_Prompt:_
Write out again, word for word, the lines below from the line that holds "Write the React, TypeScript" through the line that holds "const ref = useRef<HTMLCanvasElement", omitting pictures.

_Supplied records:_
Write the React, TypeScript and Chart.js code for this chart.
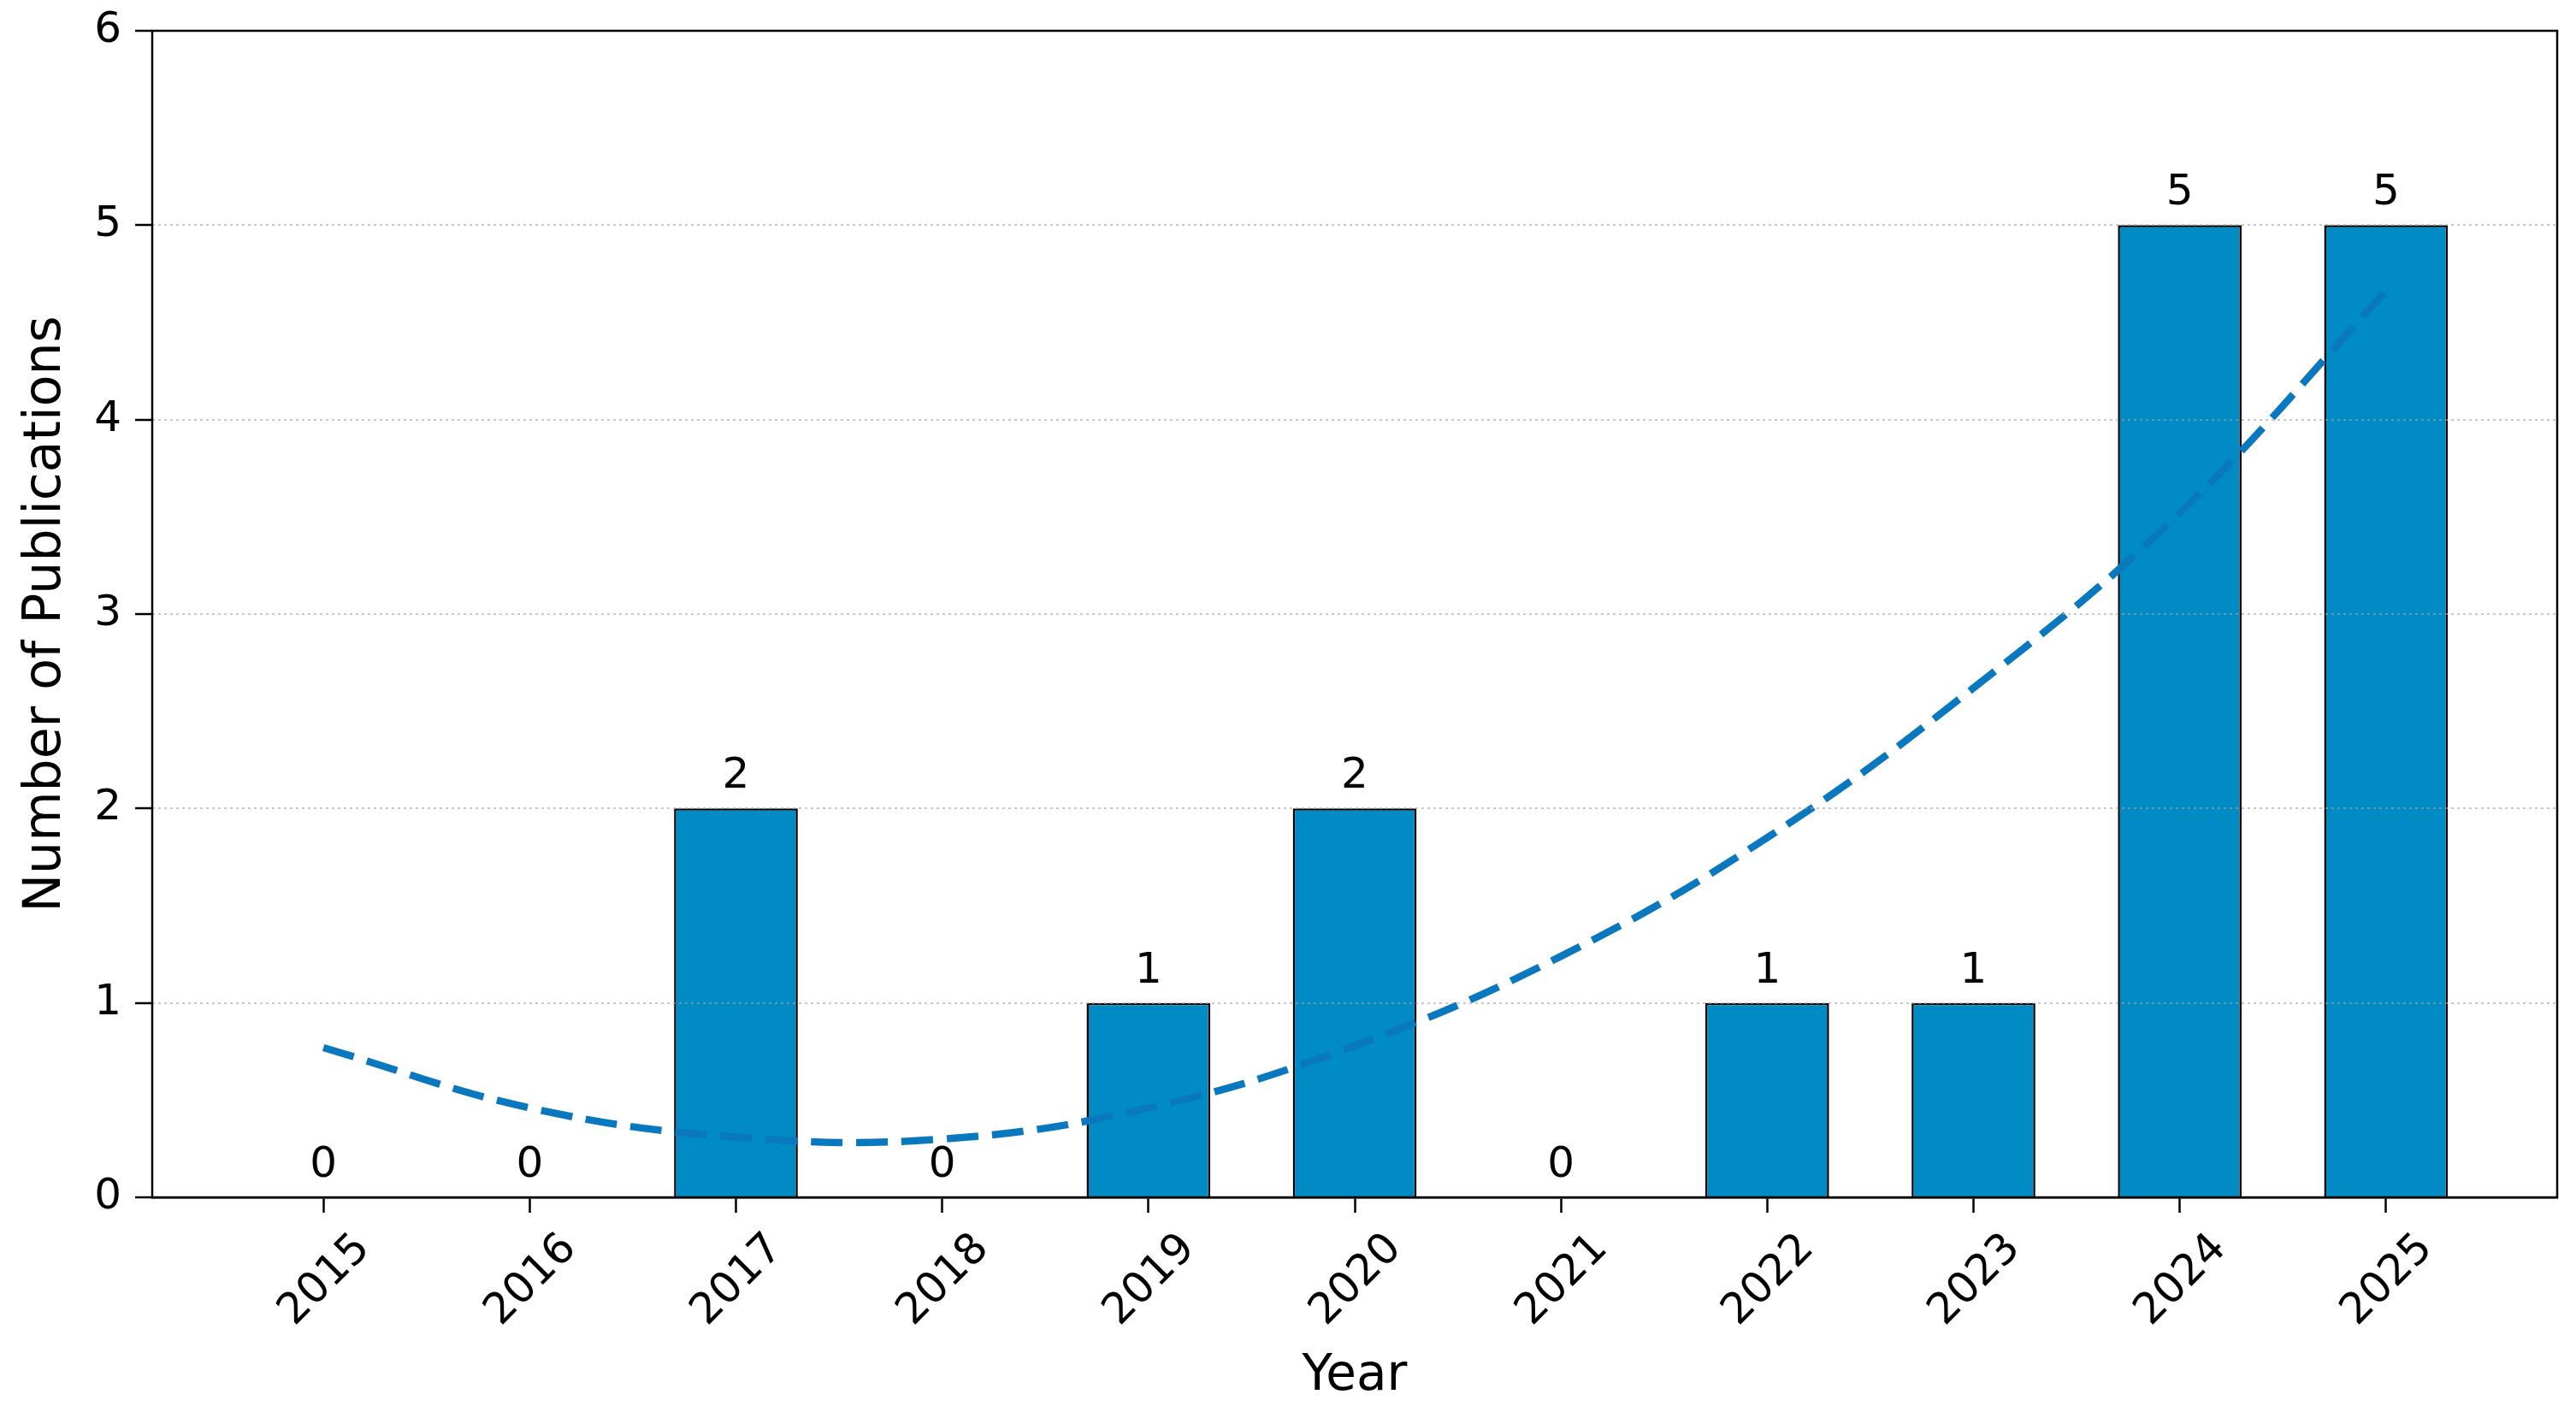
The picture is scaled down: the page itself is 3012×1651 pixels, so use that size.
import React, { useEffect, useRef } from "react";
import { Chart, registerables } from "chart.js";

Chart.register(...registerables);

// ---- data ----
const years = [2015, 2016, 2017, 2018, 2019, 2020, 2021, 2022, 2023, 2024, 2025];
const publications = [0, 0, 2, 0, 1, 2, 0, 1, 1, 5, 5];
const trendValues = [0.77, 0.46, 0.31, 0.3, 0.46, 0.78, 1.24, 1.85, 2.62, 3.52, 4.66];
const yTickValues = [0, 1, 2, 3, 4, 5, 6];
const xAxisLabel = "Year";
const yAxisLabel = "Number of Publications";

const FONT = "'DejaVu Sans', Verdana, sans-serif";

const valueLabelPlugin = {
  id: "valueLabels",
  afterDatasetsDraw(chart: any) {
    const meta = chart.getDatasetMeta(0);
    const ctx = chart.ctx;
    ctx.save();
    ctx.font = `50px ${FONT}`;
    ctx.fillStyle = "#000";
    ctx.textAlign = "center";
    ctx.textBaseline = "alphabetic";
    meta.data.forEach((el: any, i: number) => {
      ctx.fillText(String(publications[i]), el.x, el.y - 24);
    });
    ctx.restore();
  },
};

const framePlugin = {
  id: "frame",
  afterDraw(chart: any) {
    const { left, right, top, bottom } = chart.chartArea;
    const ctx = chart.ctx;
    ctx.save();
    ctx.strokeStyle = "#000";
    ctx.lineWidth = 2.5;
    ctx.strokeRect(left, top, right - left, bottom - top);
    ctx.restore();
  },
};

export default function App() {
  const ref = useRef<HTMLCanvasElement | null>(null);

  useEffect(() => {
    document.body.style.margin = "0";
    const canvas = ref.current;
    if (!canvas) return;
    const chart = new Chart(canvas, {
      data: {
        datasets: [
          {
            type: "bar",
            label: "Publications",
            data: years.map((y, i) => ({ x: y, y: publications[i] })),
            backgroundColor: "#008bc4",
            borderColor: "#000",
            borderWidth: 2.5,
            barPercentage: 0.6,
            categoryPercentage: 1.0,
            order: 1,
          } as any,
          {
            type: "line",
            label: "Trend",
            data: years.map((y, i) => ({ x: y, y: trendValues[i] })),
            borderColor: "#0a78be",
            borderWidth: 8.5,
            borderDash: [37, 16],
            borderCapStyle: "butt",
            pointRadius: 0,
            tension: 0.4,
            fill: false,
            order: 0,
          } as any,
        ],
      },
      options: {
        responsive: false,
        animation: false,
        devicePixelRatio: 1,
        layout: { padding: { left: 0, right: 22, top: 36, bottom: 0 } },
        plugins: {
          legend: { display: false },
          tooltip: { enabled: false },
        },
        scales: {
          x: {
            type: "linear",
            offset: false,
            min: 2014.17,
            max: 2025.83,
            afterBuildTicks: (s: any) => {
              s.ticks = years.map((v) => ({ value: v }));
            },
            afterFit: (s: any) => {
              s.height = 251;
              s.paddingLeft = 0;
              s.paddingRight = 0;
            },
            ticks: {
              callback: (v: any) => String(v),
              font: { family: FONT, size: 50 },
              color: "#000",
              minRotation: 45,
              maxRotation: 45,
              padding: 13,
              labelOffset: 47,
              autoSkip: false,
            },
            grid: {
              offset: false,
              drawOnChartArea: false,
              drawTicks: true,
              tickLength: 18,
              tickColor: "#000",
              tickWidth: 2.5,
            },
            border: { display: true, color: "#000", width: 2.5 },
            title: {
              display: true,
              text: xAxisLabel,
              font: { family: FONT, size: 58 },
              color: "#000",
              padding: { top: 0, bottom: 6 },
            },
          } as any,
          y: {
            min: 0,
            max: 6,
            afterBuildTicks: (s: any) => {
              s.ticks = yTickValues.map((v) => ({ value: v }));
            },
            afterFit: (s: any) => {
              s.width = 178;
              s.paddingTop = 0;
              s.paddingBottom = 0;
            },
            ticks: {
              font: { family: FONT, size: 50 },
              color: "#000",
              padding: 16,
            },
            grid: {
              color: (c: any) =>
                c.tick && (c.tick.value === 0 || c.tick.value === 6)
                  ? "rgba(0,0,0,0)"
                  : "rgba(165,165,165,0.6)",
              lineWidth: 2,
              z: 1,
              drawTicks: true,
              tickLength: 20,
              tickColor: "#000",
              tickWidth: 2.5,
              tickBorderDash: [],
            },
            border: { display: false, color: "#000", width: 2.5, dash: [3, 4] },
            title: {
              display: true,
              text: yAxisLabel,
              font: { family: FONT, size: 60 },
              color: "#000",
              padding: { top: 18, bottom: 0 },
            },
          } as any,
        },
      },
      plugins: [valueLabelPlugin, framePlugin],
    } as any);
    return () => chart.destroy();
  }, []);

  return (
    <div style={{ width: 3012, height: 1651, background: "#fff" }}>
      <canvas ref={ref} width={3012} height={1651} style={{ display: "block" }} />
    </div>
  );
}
--
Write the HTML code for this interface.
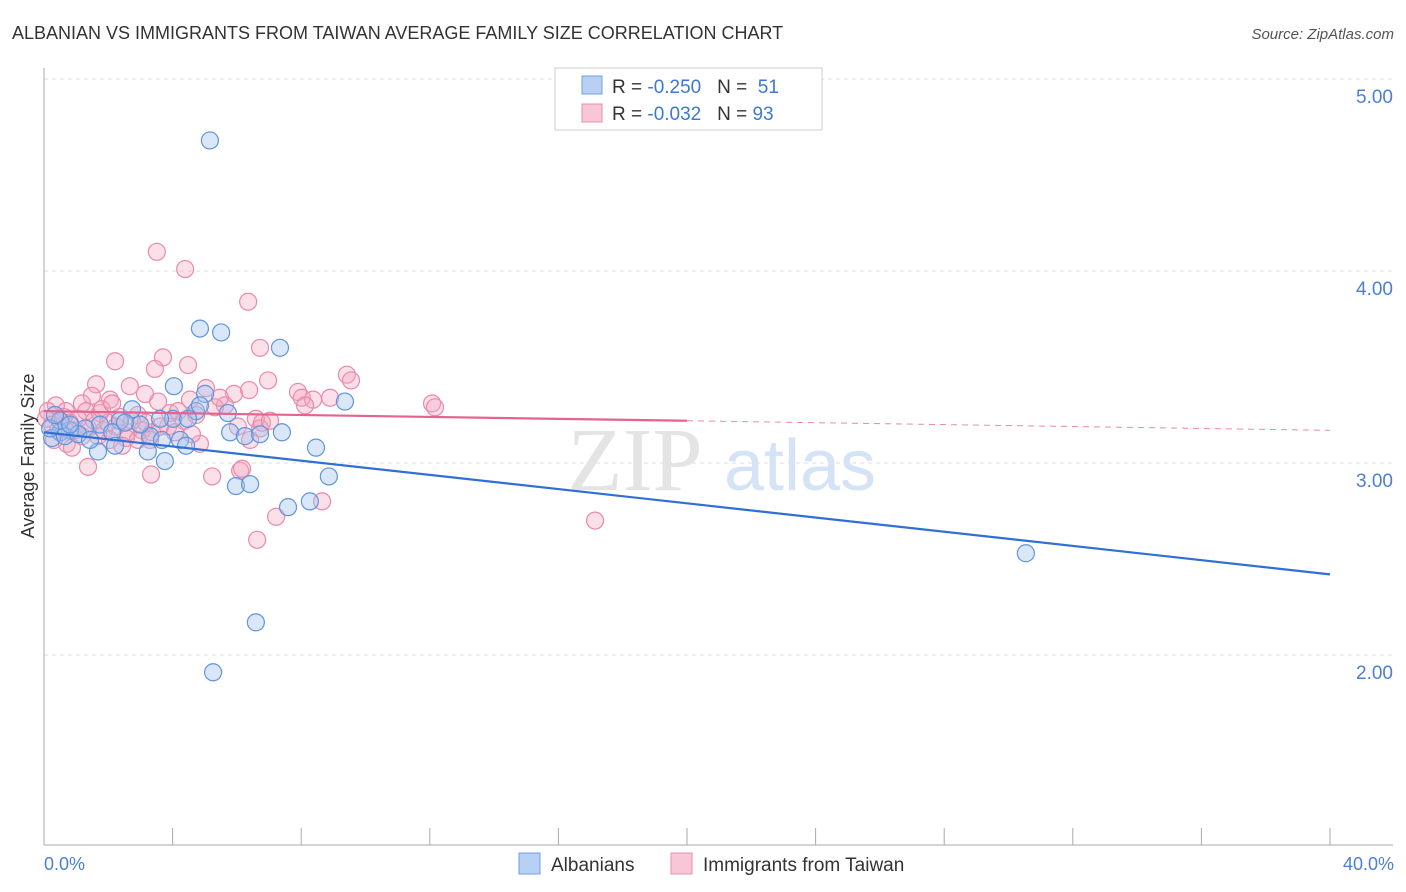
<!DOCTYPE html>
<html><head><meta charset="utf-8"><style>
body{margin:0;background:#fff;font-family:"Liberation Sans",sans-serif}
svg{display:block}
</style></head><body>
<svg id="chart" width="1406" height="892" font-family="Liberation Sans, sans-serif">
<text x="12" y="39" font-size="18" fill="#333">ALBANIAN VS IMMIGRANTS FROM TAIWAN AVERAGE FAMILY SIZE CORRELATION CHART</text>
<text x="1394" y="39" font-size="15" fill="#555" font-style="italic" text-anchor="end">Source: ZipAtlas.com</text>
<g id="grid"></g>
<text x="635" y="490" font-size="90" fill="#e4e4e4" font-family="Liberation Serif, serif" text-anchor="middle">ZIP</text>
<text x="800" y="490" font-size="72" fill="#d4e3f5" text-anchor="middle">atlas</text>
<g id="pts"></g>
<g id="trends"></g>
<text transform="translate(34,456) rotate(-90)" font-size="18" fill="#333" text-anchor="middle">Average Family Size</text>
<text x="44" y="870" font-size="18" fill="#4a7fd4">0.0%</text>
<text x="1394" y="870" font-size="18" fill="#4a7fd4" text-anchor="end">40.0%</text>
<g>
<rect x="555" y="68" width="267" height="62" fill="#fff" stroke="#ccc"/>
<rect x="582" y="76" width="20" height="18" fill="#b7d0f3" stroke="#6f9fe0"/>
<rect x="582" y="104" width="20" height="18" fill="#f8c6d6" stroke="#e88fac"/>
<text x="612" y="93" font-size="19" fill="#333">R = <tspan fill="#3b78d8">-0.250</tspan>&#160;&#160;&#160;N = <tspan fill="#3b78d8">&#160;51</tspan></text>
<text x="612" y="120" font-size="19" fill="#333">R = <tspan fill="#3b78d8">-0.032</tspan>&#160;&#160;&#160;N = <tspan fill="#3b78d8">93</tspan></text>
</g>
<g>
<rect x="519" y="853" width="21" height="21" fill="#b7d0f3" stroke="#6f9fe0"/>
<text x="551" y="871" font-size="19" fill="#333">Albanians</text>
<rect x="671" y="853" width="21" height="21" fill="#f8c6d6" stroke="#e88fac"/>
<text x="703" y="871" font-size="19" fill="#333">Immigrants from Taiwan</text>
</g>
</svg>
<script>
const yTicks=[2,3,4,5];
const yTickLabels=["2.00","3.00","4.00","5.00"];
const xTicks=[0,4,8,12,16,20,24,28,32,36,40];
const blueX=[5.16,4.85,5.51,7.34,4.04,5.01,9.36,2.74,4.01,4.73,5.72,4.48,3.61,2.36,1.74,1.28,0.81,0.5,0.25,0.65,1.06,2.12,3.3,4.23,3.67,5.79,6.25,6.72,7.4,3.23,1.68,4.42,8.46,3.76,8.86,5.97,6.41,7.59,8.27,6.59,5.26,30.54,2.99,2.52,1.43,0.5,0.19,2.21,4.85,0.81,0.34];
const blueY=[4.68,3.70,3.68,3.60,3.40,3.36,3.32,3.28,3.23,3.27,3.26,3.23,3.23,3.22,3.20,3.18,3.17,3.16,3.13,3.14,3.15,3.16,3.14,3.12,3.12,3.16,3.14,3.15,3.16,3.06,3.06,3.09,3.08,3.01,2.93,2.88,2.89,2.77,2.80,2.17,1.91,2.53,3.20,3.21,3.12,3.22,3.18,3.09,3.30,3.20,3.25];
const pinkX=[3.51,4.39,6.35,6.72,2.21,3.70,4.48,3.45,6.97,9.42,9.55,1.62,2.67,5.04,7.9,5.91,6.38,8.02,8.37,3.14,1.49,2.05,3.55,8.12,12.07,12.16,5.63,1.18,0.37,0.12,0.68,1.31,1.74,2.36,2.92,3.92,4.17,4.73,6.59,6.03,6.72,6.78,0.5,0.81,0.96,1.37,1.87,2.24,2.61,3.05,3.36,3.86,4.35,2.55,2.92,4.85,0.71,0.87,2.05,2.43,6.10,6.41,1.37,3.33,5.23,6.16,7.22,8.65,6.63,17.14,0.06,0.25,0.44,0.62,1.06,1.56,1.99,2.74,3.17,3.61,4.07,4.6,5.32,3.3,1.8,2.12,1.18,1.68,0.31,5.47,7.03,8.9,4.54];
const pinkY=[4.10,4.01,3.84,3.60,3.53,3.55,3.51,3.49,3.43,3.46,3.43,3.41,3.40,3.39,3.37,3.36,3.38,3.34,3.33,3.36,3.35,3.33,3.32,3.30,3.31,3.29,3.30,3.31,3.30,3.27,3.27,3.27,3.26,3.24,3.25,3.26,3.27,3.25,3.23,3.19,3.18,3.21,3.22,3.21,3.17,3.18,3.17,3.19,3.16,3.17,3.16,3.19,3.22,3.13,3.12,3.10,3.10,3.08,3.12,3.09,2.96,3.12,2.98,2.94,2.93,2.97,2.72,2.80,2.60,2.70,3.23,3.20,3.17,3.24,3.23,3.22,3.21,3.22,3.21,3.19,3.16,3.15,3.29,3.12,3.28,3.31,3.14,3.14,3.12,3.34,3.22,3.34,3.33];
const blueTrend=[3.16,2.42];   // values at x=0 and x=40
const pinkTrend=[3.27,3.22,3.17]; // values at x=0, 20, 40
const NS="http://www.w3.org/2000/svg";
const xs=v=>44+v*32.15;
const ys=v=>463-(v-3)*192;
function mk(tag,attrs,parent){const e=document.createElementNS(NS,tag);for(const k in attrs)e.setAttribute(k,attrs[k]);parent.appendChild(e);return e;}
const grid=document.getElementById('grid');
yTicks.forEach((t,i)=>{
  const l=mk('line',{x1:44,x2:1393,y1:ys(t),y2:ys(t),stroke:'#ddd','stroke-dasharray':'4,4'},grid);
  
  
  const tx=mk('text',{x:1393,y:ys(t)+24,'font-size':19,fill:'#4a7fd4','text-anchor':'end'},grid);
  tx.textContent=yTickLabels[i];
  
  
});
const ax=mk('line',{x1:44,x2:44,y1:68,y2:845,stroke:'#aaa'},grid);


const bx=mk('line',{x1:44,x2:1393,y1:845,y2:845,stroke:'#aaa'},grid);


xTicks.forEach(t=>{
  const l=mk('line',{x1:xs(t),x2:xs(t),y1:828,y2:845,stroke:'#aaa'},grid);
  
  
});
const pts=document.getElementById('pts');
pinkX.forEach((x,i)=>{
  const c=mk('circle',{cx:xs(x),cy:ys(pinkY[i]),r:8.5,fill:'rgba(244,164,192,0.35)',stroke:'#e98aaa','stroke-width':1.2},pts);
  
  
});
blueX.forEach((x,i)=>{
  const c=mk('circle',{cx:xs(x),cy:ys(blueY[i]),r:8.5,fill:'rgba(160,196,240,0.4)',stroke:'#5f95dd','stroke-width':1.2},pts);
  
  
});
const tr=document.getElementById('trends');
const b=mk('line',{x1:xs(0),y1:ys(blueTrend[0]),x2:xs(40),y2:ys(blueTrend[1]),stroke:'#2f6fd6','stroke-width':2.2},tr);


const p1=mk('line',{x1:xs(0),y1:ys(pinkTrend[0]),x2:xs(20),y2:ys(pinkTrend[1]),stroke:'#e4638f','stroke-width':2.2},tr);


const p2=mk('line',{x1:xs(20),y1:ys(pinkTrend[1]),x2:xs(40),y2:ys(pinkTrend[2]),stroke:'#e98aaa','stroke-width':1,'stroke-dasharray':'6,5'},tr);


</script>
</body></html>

_Complete response:_
Write the React, TypeScript and Chart.js code for this chart.
The picture is scaled down: the page itself is 3012×1651 pixels, so use that size.
import React, { useEffect, useRef } from "react";
import { Chart, registerables } from "chart.js";

Chart.register(...registerables);

// ---- data ----
const years = [2015, 2016, 2017, 2018, 2019, 2020, 2021, 2022, 2023, 2024, 2025];
const publications = [0, 0, 2, 0, 1, 2, 0, 1, 1, 5, 5];
const trendValues = [0.77, 0.46, 0.31, 0.3, 0.46, 0.78, 1.24, 1.85, 2.62, 3.52, 4.66];
const yTickValues = [0, 1, 2, 3, 4, 5, 6];
const xAxisLabel = "Year";
const yAxisLabel = "Number of Publications";

const FONT = "'DejaVu Sans', Verdana, sans-serif";

const valueLabelPlugin = {
  id: "valueLabels",
  afterDatasetsDraw(chart: any) {
    const meta = chart.getDatasetMeta(0);
    const ctx = chart.ctx;
    ctx.save();
    ctx.font = `50px ${FONT}`;
    ctx.fillStyle = "#000";
    ctx.textAlign = "center";
    ctx.textBaseline = "alphabetic";
    meta.data.forEach((el: any, i: number) => {
      ctx.fillText(String(publications[i]), el.x, el.y - 24);
    });
    ctx.restore();
  },
};

const framePlugin = {
  id: "frame",
  afterDraw(chart: any) {
    const { left, right, top, bottom } = chart.chartArea;
    const ctx = chart.ctx;
    ctx.save();
    ctx.strokeStyle = "#000";
    ctx.lineWidth = 2.5;
    ctx.strokeRect(left, top, right - left, bottom - top);
    ctx.restore();
  },
};

export default function App() {
  const ref = useRef<HTMLCanvasElement | null>(null);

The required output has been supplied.